--- begin ---

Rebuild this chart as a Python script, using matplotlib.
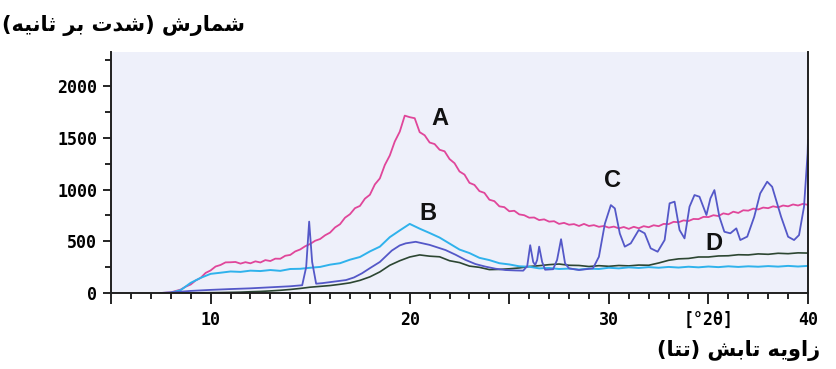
import numpy as np
import matplotlib.pyplot as plt
from matplotlib.ticker import MultipleLocator

# Zaviyeh (2-theta) sampling for the noisy curves
xa = np.arange(7.5, 40.01, 0.25)
xbd = np.arange(7.5, 40.01, 0.5)

# Curve A (pink)
a_vals = [0, 3, 6, 20, 33, 61, 82, 121, 146, 194,
          218, 256, 271, 296, 297, 300, 284, 298, 287, 306,
          295, 318, 309, 332, 331, 360, 368, 402, 421, 452,
          474, 505, 522, 558, 584, 634, 665, 728, 762, 820,
          842, 912, 950, 1050, 1108, 1238, 1330, 1465, 1560, 1715,
          1700, 1690, 1555, 1525, 1455, 1440, 1385, 1370, 1295, 1255,
          1175, 1145, 1065, 1045, 985, 968, 902, 888, 838, 830,
          790, 795, 760, 752, 728, 730, 705, 712, 690, 694,
          668, 678, 660, 666, 648, 668, 648, 656, 640, 648,
          632, 642, 625, 638, 620, 640, 626, 646, 636, 655,
          646, 668, 666, 688, 684, 702, 696, 716, 714, 736,
          734, 752, 744, 770, 760, 786, 774, 800, 796, 816,
          808, 826, 820, 838, 828, 846, 838, 856, 846, 862,
          852]

# Curve B (cyan)
b_vals = [0, 2, 28, 98, 146, 185, 196, 208, 204, 216,
          212, 222, 214, 232, 234, 244, 252, 274, 288, 322,
          348, 402, 448, 540, 605, 668, 622, 580, 536, 478,
          420, 386, 340, 318, 288, 276, 258, 254, 238, 242,
          232, 236, 226, 236, 232, 244, 238, 248, 242, 250,
          244, 252, 246, 254, 248, 256, 250, 258, 252, 258,
          254, 260, 255, 262, 256, 262]

# Curve D (dark green)
d_vals = [0, 0, 0, 0, 2, 3, 4, 6, 8, 12,
          15, 20, 26, 34, 44, 56, 64, 72, 84, 98,
          122, 156, 204, 268, 312, 348, 368, 356, 350, 312,
          294, 260, 248, 226, 228, 234, 242, 256, 264, 274,
          280, 268, 266, 256, 264, 258, 266, 262, 270, 268,
          290, 316, 330, 334, 348, 348, 358, 360, 370, 368,
          378, 374, 384, 380, 388, 386]

# Curve C (blue-violet), sampled unevenly around its peaks
c_x = [7.5, 8, 9, 10, 11, 12, 13, 14, 14.6, 14.8, 14.95, 15.1, 15.3, 15.6, 16,
       16.8, 17.2, 17.6, 18, 18.5, 19.1, 19.5, 19.8, 20.3, 21, 21.8, 22.3, 22.8,
       23.3, 23.8, 24.3, 24.8, 25.3, 25.7, 25.9, 26.05, 26.2, 26.3, 26.4, 26.5,
       26.65, 26.8, 27.2, 27.4, 27.6, 27.8, 28, 28.5, 29.2, 29.5, 29.8, 30.1,
       30.3, 30.55, 30.8, 31.1, 31.5, 31.8, 32.1, 32.45, 32.8, 33.05, 33.3,
       33.55, 33.8, 34.05, 34.3, 34.55, 34.9, 35.1, 35.3, 35.55, 35.8, 36.1,
       36.4, 36.6, 36.95, 37.3, 37.6, 37.95, 38.2, 38.65, 39, 39.3, 39.55,
       39.8, 39.98, 40]
c_vals = [0, 5, 20, 30, 38, 45, 55, 65, 75, 250, 690, 300, 90, 95, 105,
          125, 150, 190, 240, 300, 410, 460, 480, 495, 465, 415, 370, 320,
          280, 255, 235, 222, 218, 216, 260, 462, 300, 270, 320, 448,
          300, 225, 230, 320, 520, 287, 238, 222, 238, 350, 670, 850,
          818, 575, 448, 480, 609, 577, 432, 399, 512, 867, 883,
          609, 528, 834, 947, 931, 754, 915, 995, 737, 592, 577,
          625, 512, 545, 737, 963, 1076, 1027, 737, 544, 512, 560,
          834, 1350, 1480]

x_tick_vals = [5, 10, 15, 20, 25, 30, 35, 40]
x_tick_labels = ['', '10', '', '20', '', '30', '[°2θ]', '40']
y_tick_vals = [0, 500, 1000, 1500, 2000]

# Persian axis titles, written in shaped presentation forms (visual order)
ylabel_fa = ('(\uFEEA\uFEF4\uFEE7\uFE8E\uFE9B \uFEAE\uFE91 \uFE95\uFEAA\uFEB7) '
             '\uFEB5\uFEAD\uFE8E\uFEE4\uFEB7')
xlabel_fa = ('(\uFE8E\uFE98\uFE97) \uFEB6\uFE91\uFE8E\uFE97 '
             '\uFEEA\uFEF3\uFEED\uFE8D\uFEAF')

fig = plt.figure(figsize=(8.36, 3.69), dpi=100)
ax = fig.add_axes([0.1328, 0.206, 0.8337, 0.653])
ax.set_facecolor('#eef0fa')

ax.plot(xa, a_vals, color='#e0469a', lw=1.3)
ax.plot(xbd, d_vals, color='#2c4632', lw=1.2)
ax.plot(xbd, b_vals, color='#2fb2ec', lw=1.4)
ax.plot(c_x, c_vals, color='#5458c8', lw=1.3)

ax.set_xlim(5, 40)
ax.set_ylim(0, 2330)

ax.spines['top'].set_visible(False)
for s in ['left', 'bottom', 'right']:
    ax.spines[s].set_linewidth(1.4)
    ax.spines[s].set_color('#202020')

ax.set_xticks(x_tick_vals)
ax.set_xticklabels(x_tick_labels)
ax.xaxis.set_minor_locator(MultipleLocator(1))
ax.set_yticks(y_tick_vals)
ax.yaxis.set_minor_locator(MultipleLocator(250))
ax.tick_params(axis='x', which='major', length=8, width=1.2, direction='out', pad=5)
ax.tick_params(axis='x', which='minor', length=4, width=1.2, direction='out')
ax.tick_params(axis='y', which='major', length=6, width=1.2, direction='out', pad=4)
ax.tick_params(axis='y', which='minor', length=4, width=1.2, direction='out')
ax.tick_params(right=False)
for lab in ax.get_xticklabels() + ax.get_yticklabels():
    lab.set_family('DejaVu Sans Mono')
    lab.set_fontweight('bold')
    lab.set_fontsize(12)

# Curve letters
for txt, tx, ty in [('A', 21.5, 1690), ('B', 20.9, 773), ('C', 30.2, 1092), ('D', 35.3, 483)]:
    ax.text(tx, ty, txt, fontsize=17, fontweight='bold', family='Liberation Sans',
            ha='center', va='center', color='#111111')

fig.text(0.293, 0.93, ylabel_fa, ha='right', va='center',
         fontsize=15, fontweight='bold', family='DejaVu Sans')
fig.text(0.981, 0.051, xlabel_fa, ha='right', va='center',
         fontsize=15, fontweight='bold', family='DejaVu Sans')

fig.savefig('out.png', dpi=100)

--- end ---

→ **GOAL**: Set the data above down again exactly as given, with no pictures.

→ **EXPECTED ANSWER**:
Rebuild this chart as a Python script, using matplotlib.
import numpy as np
import matplotlib.pyplot as plt
from matplotlib.ticker import MultipleLocator

# Zaviyeh (2-theta) sampling for the noisy curves
xa = np.arange(7.5, 40.01, 0.25)
xbd = np.arange(7.5, 40.01, 0.5)

# Curve A (pink)
a_vals = [0, 3, 6, 20, 33, 61, 82, 121, 146, 194,
          218, 256, 271, 296, 297, 300, 284, 298, 287, 306,
          295, 318, 309, 332, 331, 360, 368, 402, 421, 452,
          474, 505, 522, 558, 584, 634, 665, 728, 762, 820,
          842, 912, 950, 1050, 1108, 1238, 1330, 1465, 1560, 1715,
          1700, 1690, 1555, 1525, 1455, 1440, 1385, 1370, 1295, 1255,
          1175, 1145, 1065, 1045, 985, 968, 902, 888, 838, 830,
          790, 795, 760, 752, 728, 730, 705, 712, 690, 694,
          668, 678, 660, 666, 648, 668, 648, 656, 640, 648,
          632, 642, 625, 638, 620, 640, 626, 646, 636, 655,
          646, 668, 666, 688, 684, 702, 696, 716, 714, 736,
          734, 752, 744, 770, 760, 786, 774, 800, 796, 816,
          808, 826, 820, 838, 828, 846, 838, 856, 846, 862,
          852]

# Curve B (cyan)
b_vals = [0, 2, 28, 98, 146, 185, 196, 208, 204, 216,
          212, 222, 214, 232, 234, 244, 252, 274, 288, 322,
          348, 402, 448, 540, 605, 668, 622, 580, 536, 478,
          420, 386, 340, 318, 288, 276, 258, 254, 238, 242,
          232, 236, 226, 236, 232, 244, 238, 248, 242, 250,
          244, 252, 246, 254, 248, 256, 250, 258, 252, 258,
          254, 260, 255, 262, 256, 262]

# Curve D (dark green)
d_vals = [0, 0, 0, 0, 2, 3, 4, 6, 8, 12,
          15, 20, 26, 34, 44, 56, 64, 72, 84, 98,
          122, 156, 204, 268, 312, 348, 368, 356, 350, 312,
          294, 260, 248, 226, 228, 234, 242, 256, 264, 274,
          280, 268, 266, 256, 264, 258, 266, 262, 270, 268,
          290, 316, 330, 334, 348, 348, 358, 360, 370, 368,
          378, 374, 384, 380, 388, 386]

# Curve C (blue-violet), sampled unevenly around its peaks
c_x = [7.5, 8, 9, 10, 11, 12, 13, 14, 14.6, 14.8, 14.95, 15.1, 15.3, 15.6, 16,
       16.8, 17.2, 17.6, 18, 18.5, 19.1, 19.5, 19.8, 20.3, 21, 21.8, 22.3, 22.8,
       23.3, 23.8, 24.3, 24.8, 25.3, 25.7, 25.9, 26.05, 26.2, 26.3, 26.4, 26.5,
       26.65, 26.8, 27.2, 27.4, 27.6, 27.8, 28, 28.5, 29.2, 29.5, 29.8, 30.1,
       30.3, 30.55, 30.8, 31.1, 31.5, 31.8, 32.1, 32.45, 32.8, 33.05, 33.3,
       33.55, 33.8, 34.05, 34.3, 34.55, 34.9, 35.1, 35.3, 35.55, 35.8, 36.1,
       36.4, 36.6, 36.95, 37.3, 37.6, 37.95, 38.2, 38.65, 39, 39.3, 39.55,
       39.8, 39.98, 40]
c_vals = [0, 5, 20, 30, 38, 45, 55, 65, 75, 250, 690, 300, 90, 95, 105,
          125, 150, 190, 240, 300, 410, 460, 480, 495, 465, 415, 370, 320,
          280, 255, 235, 222, 218, 216, 260, 462, 300, 270, 320, 448,
          300, 225, 230, 320, 520, 287, 238, 222, 238, 350, 670, 850,
          818, 575, 448, 480, 609, 577, 432, 399, 512, 867, 883,
          609, 528, 834, 947, 931, 754, 915, 995, 737, 592, 577,
          625, 512, 545, 737, 963, 1076, 1027, 737, 544, 512, 560,
          834, 1350, 1480]

x_tick_vals = [5, 10, 15, 20, 25, 30, 35, 40]
x_tick_labels = ['', '10', '', '20', '', '30', '[°2θ]', '40']
y_tick_vals = [0, 500, 1000, 1500, 2000]

# Persian axis titles, written in shaped presentation forms (visual order)
ylabel_fa = ('(\uFEEA\uFEF4\uFEE7\uFE8E\uFE9B \uFEAE\uFE91 \uFE95\uFEAA\uFEB7) '
             '\uFEB5\uFEAD\uFE8E\uFEE4\uFEB7')
xlabel_fa = ('(\uFE8E\uFE98\uFE97) \uFEB6\uFE91\uFE8E\uFE97 '
             '\uFEEA\uFEF3\uFEED\uFE8D\uFEAF')

fig = plt.figure(figsize=(8.36, 3.69), dpi=100)
ax = fig.add_axes([0.1328, 0.206, 0.8337, 0.653])
ax.set_facecolor('#eef0fa')

ax.plot(xa, a_vals, color='#e0469a', lw=1.3)
ax.plot(xbd, d_vals, color='#2c4632', lw=1.2)
ax.plot(xbd, b_vals, color='#2fb2ec', lw=1.4)
ax.plot(c_x, c_vals, color='#5458c8', lw=1.3)

ax.set_xlim(5, 40)
ax.set_ylim(0, 2330)

ax.spines['top'].set_visible(False)
for s in ['left', 'bottom', 'right']:
    ax.spines[s].set_linewidth(1.4)
    ax.spines[s].set_color('#202020')

ax.set_xticks(x_tick_vals)
ax.set_xticklabels(x_tick_labels)
ax.xaxis.set_minor_locator(MultipleLocator(1))
ax.set_yticks(y_tick_vals)
ax.yaxis.set_minor_locator(MultipleLocator(250))
ax.tick_params(axis='x', which='major', length=8, width=1.2, direction='out', pad=5)
ax.tick_params(axis='x', which='minor', length=4, width=1.2, direction='out')
ax.tick_params(axis='y', which='major', length=6, width=1.2, direction='out', pad=4)
ax.tick_params(axis='y', which='minor', length=4, width=1.2, direction='out')
ax.tick_params(right=False)
for lab in ax.get_xticklabels() + ax.get_yticklabels():
    lab.set_family('DejaVu Sans Mono')
    lab.set_fontweight('bold')
    lab.set_fontsize(12)

# Curve letters
for txt, tx, ty in [('A', 21.5, 1690), ('B', 20.9, 773), ('C', 30.2, 1092), ('D', 35.3, 483)]:
    ax.text(tx, ty, txt, fontsize=17, fontweight='bold', family='Liberation Sans',
            ha='center', va='center', color='#111111')

fig.text(0.293, 0.93, ylabel_fa, ha='right', va='center',
         fontsize=15, fontweight='bold', family='DejaVu Sans')
fig.text(0.981, 0.051, xlabel_fa, ha='right', va='center',
         fontsize=15, fontweight='bold', family='DejaVu Sans')

fig.savefig('out.png', dpi=100)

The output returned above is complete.